The PhD Program in Political Economy and Government (PEG) combines rigorous training in economics, formal theory, and methods with a substantive focus on the interaction between economic and political institutions and processes. It involves many of the world's leading political economists and is aimed at students who aspire to top academic or policy-making careers. Students typically combine coursework from different Harvard schools and departments for a truly interdisciplinary program of study. It is the oldest graduate program dedicated to political economy in the country, founded in the 1930s.
Students and faculty members in the PEG program share an intellectual interest in the impact of politics on economic processes and outcomes, and the reciprocal influence of economic conditions on political life. It covers such diverse areas as international economic relations, political development, political and economic institutions, institutional transition and reform, economic performance, environmental resource policies, and social policy.
With an eye to building careers in an academic world still divided into separate disciplines, the program offers two different tracks: one in economics and one in political science. The two tracks have somewhat different emphases, but both offer ample opportunities for students to tailor courses to their individual needs.

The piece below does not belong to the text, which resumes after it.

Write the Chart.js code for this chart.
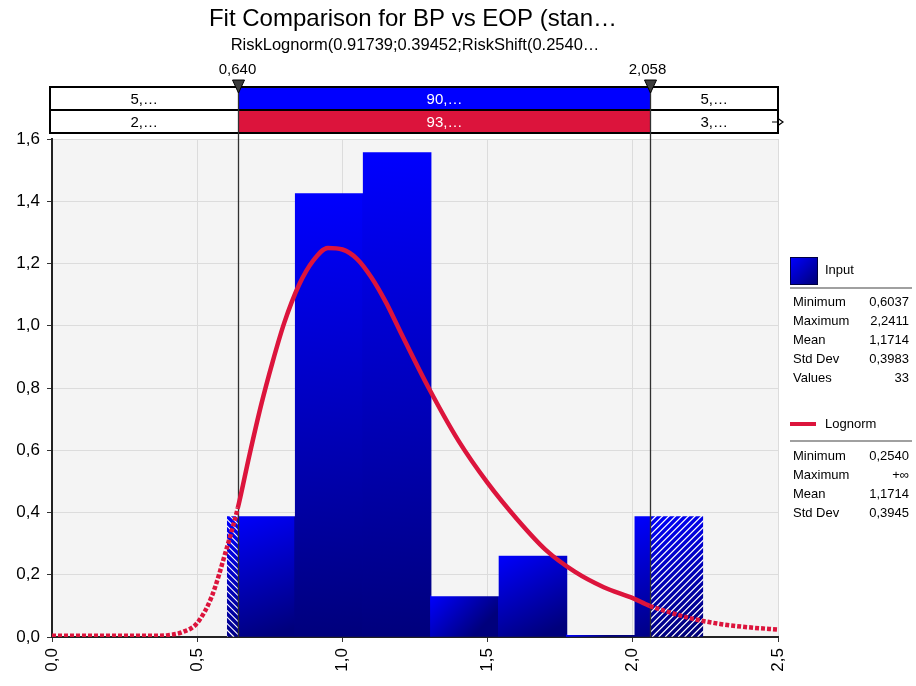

Emphasizing positive—as opposed to normative—political economy, almost any substantive interest can be accommodated by the exceptionally diverse and distinguished faculty members.
PEG is a collaborative program between Harvard Kennedy School and the Department of Economics and the Department of Government in the Faculty of Arts and Sciences. Students in the Political Economy and Government program are enrolled in and receive a PhD from the Graduate School of Arts and Sciences, even though they may work primarily with Harvard Kennedy School faculty.
The Committee on Higher Degrees at the Harvard Kennedy School (HKS) admits students based on the strength of their academic records, test scores, letters of recommendations, and demonstrated ability and motivation to pursue research. Many of the strongest applicants have completed a master’s degree in a related field. Strong quantitative skills are important, and successful applicants have strong mathematical preparation to the level of multivariable calculus and linear algebra.
When writing their statement of purpose, prospective students should specify their interest in either the economics track or the political science track.
All applicants are required to submit a 15- to 20-page writing sample, in English, that is not co-authored.